For the first 20 minutes of the protest, the mayor (pictured from behind) stood on his front lawn before the group, mask over his face, hands clasped, waiting to engage in dialogue.
In between chants, he repeatedly asked for an opportunity to speak.
Unlike during a police accountability protest held on the front steps of police headquarters earlier Friday afternoon, at which Chief Reyes and organizer Barbara Fair engaged in a 40-minute conversation about police violence and accountability (as reported by the New Haven Register’s Mary O’Leary), protesters outside Elicker’s house Friday night were not interested in dialogue.
They refused to let him speak, so, after about 20 minutes of trying, he returned inside to his house.
After Elicker went back inside, the group stayed outside for hours.
The protests lasted until roughly 1 a.m. Attendees repeatedly rang Elicker’s doorbell over the course of the night, issued calls for Wednesday night’s charges to be dropped, banged on Elicker’s first-floor windows, got into disputes with neighbors, and put words to the pain motivating this week’s protests across the country.

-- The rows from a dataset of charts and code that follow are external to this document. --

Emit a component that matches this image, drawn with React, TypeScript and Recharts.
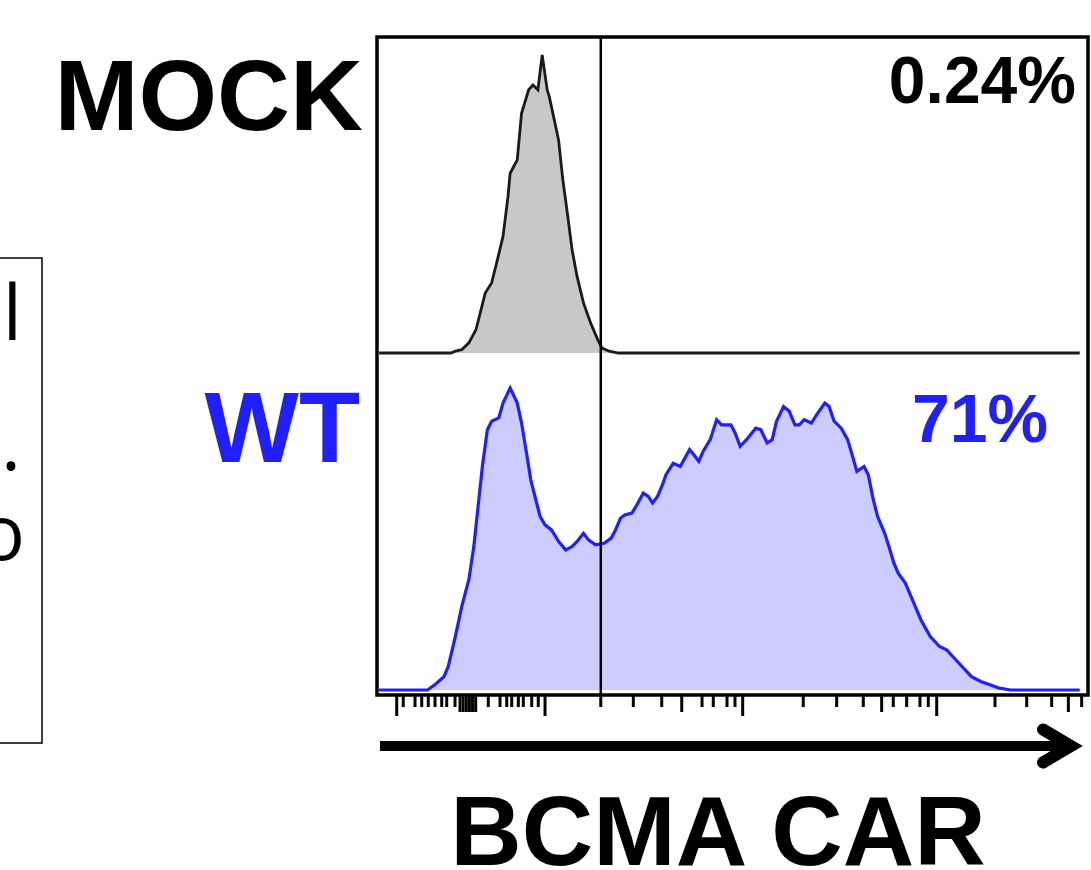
import React from 'react';
import { AreaChart, Area, XAxis, YAxis, ReferenceLine } from 'recharts';

// ---- data (channel on a 0–1000 display scale, count as % of peak) ----
const MOCK_CHANNEL = [3, 104, 110, 119, 129, 139, 152, 161, 168, 177, 184, 187, 197, 203, 213, 219, 226, 232, 239, 242, 248, 255, 261, 268, 274, 281, 290, 300, 310, 316, 326, 339, 987];
const MOCK_COUNT = [0, 0, 0.6, 1.1, 3.4, 7.8, 20.1, 23.5, 30.2, 39.1, 52.5, 60.3, 64.8, 80.4, 88.3, 89.9, 88.3, 100, 88.3, 86, 79.3, 71.5, 58.1, 45.8, 34.6, 25.7, 16.8, 10.1, 4.5, 1.7, 0.6, 0, 0];

const WT_CHANNEL = [3, 71, 81, 94, 100, 110, 119, 129, 136, 142, 148, 155, 161, 171, 177, 187, 197, 203, 210, 216, 223, 229, 236, 245, 255, 265, 274, 281, 290, 297, 307, 319, 329, 335, 342, 348, 358, 365, 374, 381, 387, 394, 400, 406, 416, 426, 439, 445, 452, 458, 468, 477, 484, 497, 503, 510, 519, 532, 539, 548, 555, 561, 571, 579, 587, 593, 600, 610, 619, 629, 635, 642, 652, 661, 668, 674, 684, 690, 697, 703, 713, 719, 726, 732, 742, 751, 764, 777, 790, 800, 809, 822, 835, 848, 861, 874, 890, 987];
const WT_COUNT = [0, 0, 1.7, 4.4, 7.7, 17.7, 27.6, 36.5, 47.5, 60.8, 74, 86.2, 89, 90.1, 95, 100, 95, 88.4, 78.5, 69.6, 63, 57.5, 54.7, 53, 49.2, 46.4, 47.5, 49.2, 51.9, 49.7, 48.1, 48.6, 50.3, 53, 56.9, 58, 58.6, 61.3, 65.2, 64.1, 61.9, 64.1, 67.4, 71.3, 75.1, 74, 79.6, 77.9, 75.7, 79, 82.9, 89.5, 87.8, 87.8, 85.1, 80.7, 82.9, 86.7, 86.2, 81.8, 82.9, 88.9, 93.9, 92.3, 87.8, 87.8, 89.5, 88.4, 91.7, 95, 93.9, 89, 86.7, 82.9, 77.3, 72.4, 74, 71.3, 63, 57.5, 51.9, 47.5, 42, 38.7, 35.4, 30.4, 23.2, 17.7, 14.4, 13.3, 11, 7.7, 4.4, 2.8, 1.7, 0.6, 0, 0];

const GATE = 314.3;

const TICK_MAJOR = [27.7, 236, 513.6, 786.1];
const TICK_MID = [116.6, 121, 125.4, 129.8, 134.2, 138.6, 428, 708.8, 971];
const TICK_MINOR = [36.9, 53.4, 62.8, 72, 81.5, 90.9, 97.9, 109.6, 156.3, 172.8, 182.2, 189.2, 198.5, 205.5, 217.3, 226.5, 314.3, 360, 399.9, 456.5, 472.3, 491.6, 502.8, 598.7, 645.6, 683, 725.1, 743.9, 762.6, 774.3, 868, 912.5, 947.6, 989.7];

const LABEL_MOCK = 'MOCK';
const LABEL_WT = 'WT';
const PCT_MOCK = '0.24%';
const PCT_WT = '71%';
const AXIS_TITLE = 'BCMA CAR';

const mockData = MOCK_CHANNEL.map((v, i) => ({ v, count: MOCK_COUNT[i] }));
const wtData = WT_CHANNEL.map((v, i) => ({ v, count: WT_COUNT[i] }));
const ALL_TICKS = [...TICK_MAJOR, ...TICK_MID, ...TICK_MINOR].sort((a, b) => a - b);

const BOLD = '"Liberation Sans", Arial, Helvetica, sans-serif';
const BLUE = '#1f1fff';

function Tick(props: any) {
  const { x, y, payload } = props;
  const val = payload && payload.value;
  const len = TICK_MAJOR.includes(val) ? 21 : TICK_MID.includes(val) ? 17 : 12;
  return <line x1={x} x2={x} y1={y} y2={y + len} stroke="#000" strokeWidth={3} />;
}

export default function App() {
  return (
    <div style={{ position: 'absolute', left: 0, top: 0, width: 1091, height: 870, overflow: 'hidden', background: '#fff' }}>
      <div style={{ position: 'absolute', left: 377, top: 34 }}>
        <AreaChart width={712} height={322} data={mockData} margin={{ top: 3, right: 0, bottom: 3, left: 0 }}>
          <XAxis dataKey="v" type="number" domain={[0, 1000]} hide />
          <YAxis type="number" domain={[0, 106]} hide />
          <Area type="linear" dataKey="count" stroke="#1a1a1a" strokeWidth={2.8} fill="#c8c8c8" fillOpacity={1} isAnimationActive={false} dot={false} activeDot={false} />
          <ReferenceLine x={GATE} stroke="#000" strokeWidth={2.5} />
        </AreaChart>
      </div>
      <div style={{ position: 'absolute', left: 377, top: 350 }}>
        <AreaChart width={712} height={370} data={wtData} margin={{ top: 3, right: 0, bottom: 0, left: 0 }}>
          <XAxis
            dataKey="v"
            type="number"
            domain={[0, 1000]}
            ticks={ALL_TICKS}
            interval={0}
            height={25}
            axisLine={false}
            tickLine={false}
            tickSize={0}
            tickMargin={0}
            tick={(p: any) => <Tick {...p} />}
          />
          <YAxis type="number" domain={[-1.66, 111.6]} hide />
          <Area type="linear" dataKey="count" baseValue={0} stroke={BLUE} strokeWidth={3.2} fill="#ccccff" fillOpacity={1} isAnimationActive={false} dot={false} activeDot={false} />
          <ReferenceLine x={GATE} stroke="#000" strokeWidth={2.5} />
        </AreaChart>
      </div>
      <svg width={1091} height={870} style={{ position: 'absolute', left: 0, top: 0, pointerEvents: 'none' }}>
        <rect x={377} y={37} width={711} height={658} fill="none" stroke="#000" strokeWidth={3.5} />
        <text x={363} y={130} textAnchor="end" fontFamily={BOLD} fontWeight="bold" fontSize={101} fill="#000">{LABEL_MOCK}</text>
        <text x={360} y={462} textAnchor="end" fontFamily={BOLD} fontWeight="bold" fontSize={100} fill={BLUE}>{LABEL_WT}</text>
        <text x={1076} y={103} textAnchor="end" fontFamily={BOLD} fontWeight="bold" fontSize={66} fill="#000">{PCT_MOCK}</text>
        <text x={1048} y={442} textAnchor="end" fontFamily={BOLD} fontWeight="bold" fontSize={68} fill={BLUE}>{PCT_WT}</text>
        <text x={718} y={865} textAnchor="middle" fontFamily={BOLD} fontWeight="bold" fontSize={99} fill="#000">{AXIS_TITLE}</text>
        <line x1={380} y1={746} x2={1070} y2={746} stroke="#000" strokeWidth={10} />
        <polyline points="1043,729.5 1071,746 1043,762.5" fill="none" stroke="#000" strokeWidth={12} strokeLinecap="round" strokeLinejoin="miter" />
        <rect x={-2} y={258} width={44} height={485} fill="none" stroke="#000" strokeWidth={1.5} />
        <text x={22} y={340} textAnchor="end" fontFamily='"Open Sans", "Noto Sans", sans-serif' fontSize={76} fill="#000">l</text>
        <text x={21} y={470} textAnchor="end" fontFamily='"Open Sans", "Noto Sans", sans-serif' fontSize={76} fill="#000">.</text>
        <text x={25} y={560} textAnchor="end" fontFamily='"Open Sans", "Noto Sans", sans-serif' fontSize={76} fill="#000">o</text>
      </svg>
    </div>
  );
}
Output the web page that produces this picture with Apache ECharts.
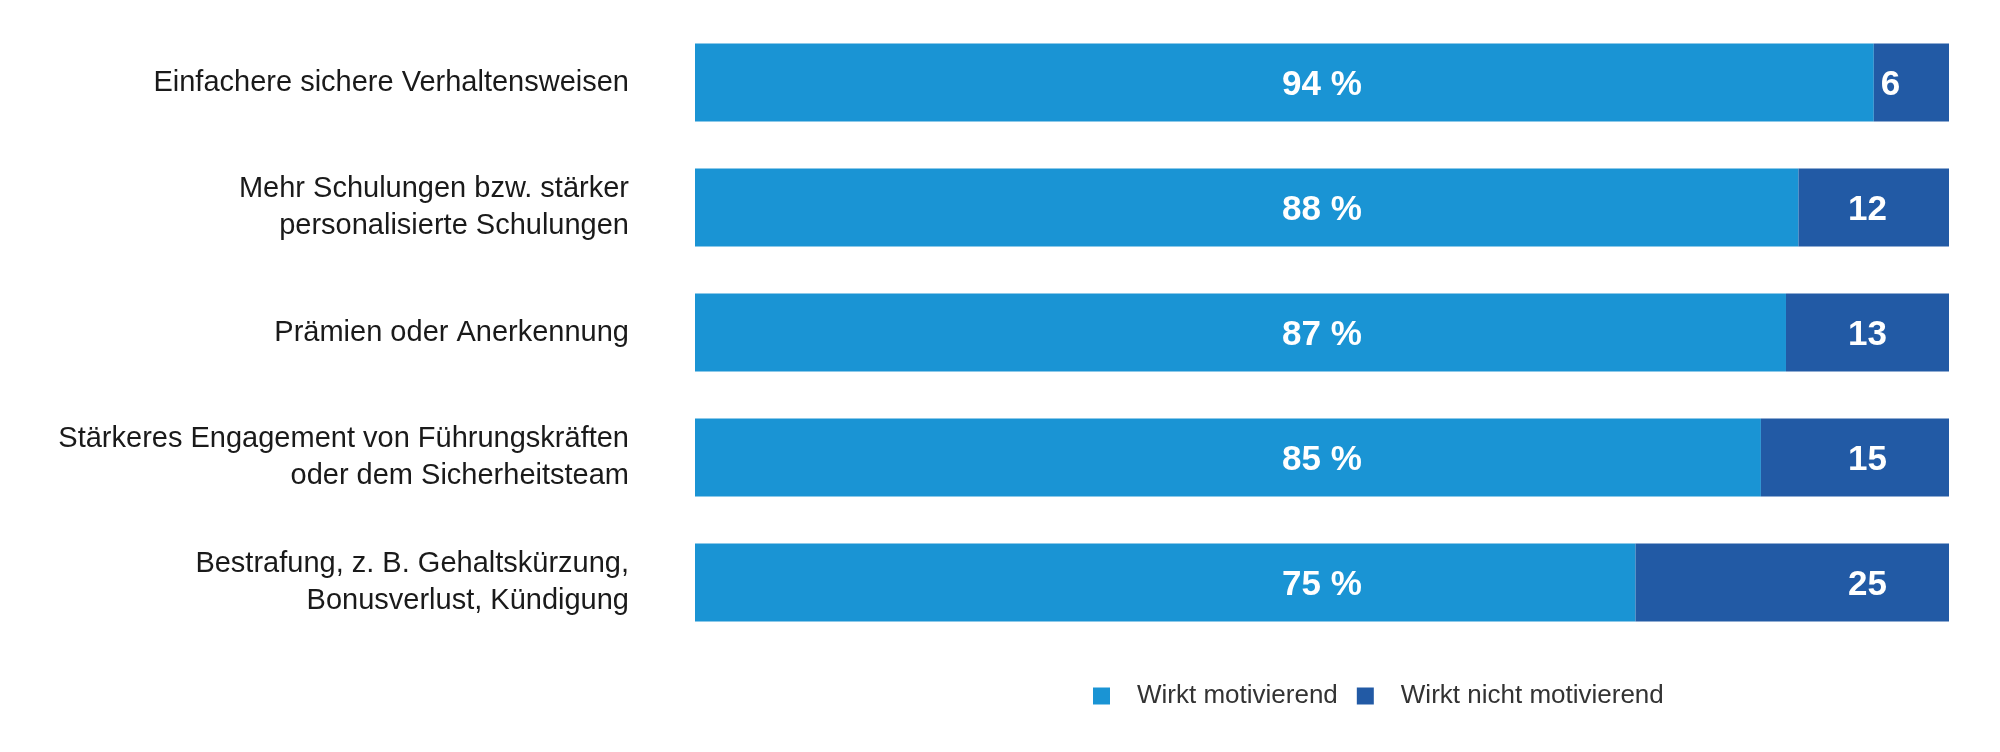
<!DOCTYPE html>
<html>
<head>
<meta charset="utf-8">
<script src="https://cdn.jsdelivr.net/npm/echarts@6/dist/echarts.min.js"></script>
<style>html,body{margin:0;padding:0;background:#fff}#c{width:2000px;height:752px}</style>
</head>
<body>
<div id="c"></div>
<script>
const categories = [
  'Einfachere sichere Verhaltensweisen',
  'Mehr Schulungen bzw. stärker\npersonalisierte Schulungen',
  'Prämien oder Anerkennung',
  'Stärkeres Engagement von Führungskräften\noder dem Sicherheitsteam',
  'Bestrafung, z. B. Gehaltskürzung,\nBonusverlust, Kündigung'
];
const seriesNames = ['Wirkt motivierend', 'Wirkt nicht motivierend'];
const motivating = [94, 88, 87, 85, 75];
const notMotivating = [6, 12, 13, 15, 25];

const LIGHT = '#1a94d4', DARK = '#225aa5';
const FONT = '"Liberation Sans", Arial, Helvetica, sans-serif';

const chart = echarts.init(document.getElementById('c'), null, {renderer: 'canvas'});
chart.setOption({
  animation: false,
  backgroundColor: '#ffffff',
  grid: {left: 695, right: 51, top: 20, height: 625, containLabel: false},
  xAxis: {type: 'value', min: 0, max: 100, show: false},
  yAxis: {
    type: 'category', data: categories, inverse: true,
    axisLine: {show: false}, axisTick: {show: false}, splitLine: {show: false},
    axisLabel: {margin: 66, fontFamily: FONT, fontSize: 29, color: '#1a1a1a', lineHeight: 37, align: 'right'}
  },
  legend: {
    data: seriesNames, left: 1088, top: 678, itemWidth: 17, itemHeight: 17, itemGap: 19,
    icon: 'rect',
    textStyle: {fontFamily: FONT, fontSize: 26, color: '#333333', padding: [0, 0, 0, 22]}
  },
  series: [
    {
      name: seriesNames[0], type: 'bar', stack: 'a', barWidth: 78,
      itemStyle: {color: LIGHT},
      data: motivating.map(v => ({
        value: v,
        label: {position: [(5000 / v).toFixed(3) + '%', '50%']}
      })),
      label: {
        show: true, align: 'center', verticalAlign: 'middle', offset: [0, 3],
        color: '#ffffff', fontFamily: FONT, fontWeight: 'bold', fontSize: 35,
        formatter: p => p.value + ' %'
      }
    },
    {
      name: seriesNames[1], type: 'bar', stack: 'a', barWidth: 78,
      itemStyle: {color: DARK},
      data: notMotivating.map(v => v < 10
        ? {value: v, label: {position: 'insideLeft', distance: 7}}
        : {value: v}),
      label: {
        show: true, position: 'insideRight', distance: 62, offset: [0, 3],
        color: '#ffffff', fontFamily: FONT, fontWeight: 'bold', fontSize: 35
      }
    }
  ]
});
</script>
</body>
</html>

Around 1 a.m., police ordered the protesters to disperse for trespassing and disturbing the peace, leading to a peaceful end to the rally.
“Important For Us To Have Dialogue”
“Now is absolutely the time to protest,” Elicker said during a phone interview Saturday morning.
“Many of us in the community feel very angry about what happened with George Floyd. I feel very angry about the injustice and the inequity in our community, especially that impacting brown and black communities.”
However, he said, the protesters on his front yard and in his driveway for nearly five hours Friday night “crossed a line.”
“It’s important for us to have dialogue. It’s important for us as a community to work through these problems.
“But when protesters violate someone’s personal space and property, and aren’t willing to engage in conversation, that crosses a line that is not productive.”
Elicker said he had reviewed Officer Vitale’s body camera footage, incident report, and the Walmart bystander’s video. He said he has had multiple conversations with Chief Reyes about Wednesday night’s arrest.
“I think it’s not appropriate to drop the charges,” he said. “I believe the officer exercised extreme restraint under difficult circumstances, and that the man was shoplifting and resisted arrest, and that the officers did an appropriate thing and exercised appropriate conduct.” Elicker added that the case is now in the hands of the courts and the state prosecutor, and that he has little say over whether or not the charges should be dropped, even if he felt that to the be case.
He said that the killing of George Floyd is absolutely worth protesting and feeling outraged about. He said officers should and must be held accountable when they so brazenly violate the law.
“There is absolutely outrage shared by myself and the chief” about that situation, he said. As for Wednesday’s arrest at Walmart, “This is not in my assessment one of those cases.”
When asked about his thoughts on protesters turning out to his family’s home, Elicker said, “I ran for mayor. My wife didn’t run for mayor. My two-year-old and five-year-old did not run for mayor. My neighbors didn’t run for mayor. City Hall is fair game [for a protest.] I think anyone’s home is not fair game.”